Thursday, March 6, 2014

Life during wartime

The Royals: Masters of War #1 by Rob Williams and Simon Coleby with colours by JD Mettler and lettered by Wes Abbott.


As covered in a Megazine 345 article two of the Prog's creators venture out into Vertigo with a new series. It's super-heroes but with that 2000AD inflected flavour. The basic premise is that members of the European royal families have super powers but a pact prevents them using them in wartime. That is until world war 2 and the blitz when a young Windsor prince decides to take matters into his own hands. Once one royal has acted the doors are open for all the others to intervene.

Coleby produces some lovely artwork, particularly the scenes of the bombed ruins of London, and Mettler's colours are great. As for the story it may be too early to tell yet, which is strange when we have 22 pages of sequentials in a 32 page American floppy. 2000AD stories have to grab our attention in just 5 or 6 pages  but this longer format still leaves me unsure. It's also annoying that to have full page glossy ads, a 6 page teaser for  American Vampire and a bizarre 2 page spread of character design sketches for another comic called the Wake. Can you tell that I don't like current American floppies very much?

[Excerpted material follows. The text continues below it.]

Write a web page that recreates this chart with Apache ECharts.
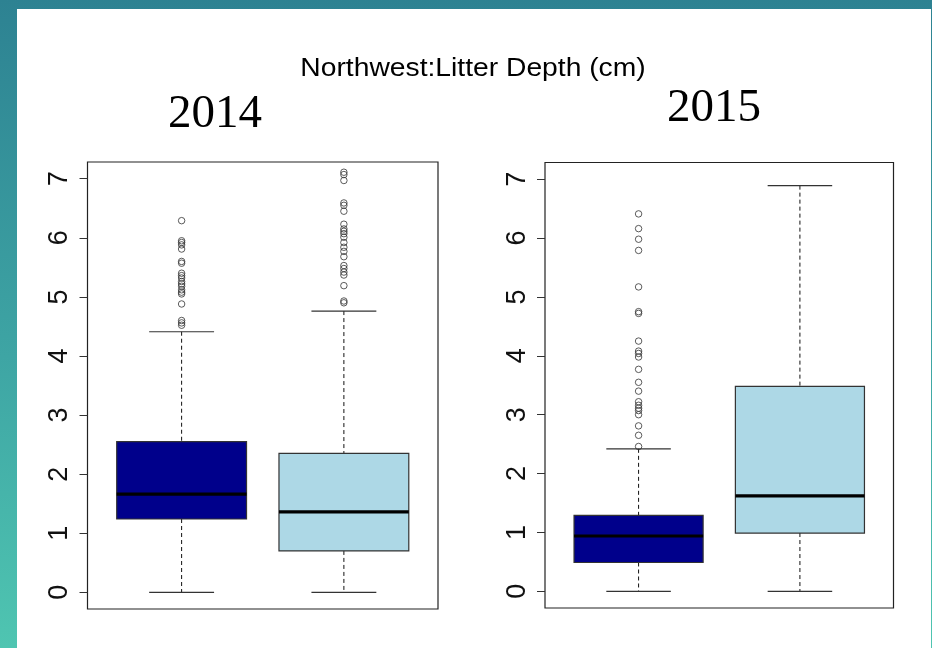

The first 8 pages of the story are a flash forward to a future clash between two powered individuals in the ruins of a Berlin church. And that's a problem, because it reminded me of the prologue sequence from Grant Morrison and Steve Yeowell's Zenith. Now that was probably OK when Zenith was buried in 2000AD's archive, but now it has been released in an overpriced  hardback and will soon be out in more reasonably priced trades, so the comparison is easily made and rather striking. This doesn't mean the Royals will be a bad series, it does show some promise. I'm just bothered by this early parallel.


It's an interesting concept, and it's from two of 2000AD's finest so for the moment I'm cautiously sticking with it for a few issues at least. Rob Williams knows what he's doing so it could well prove to be one of the very few US floppies I buy regularly! Or even the only one.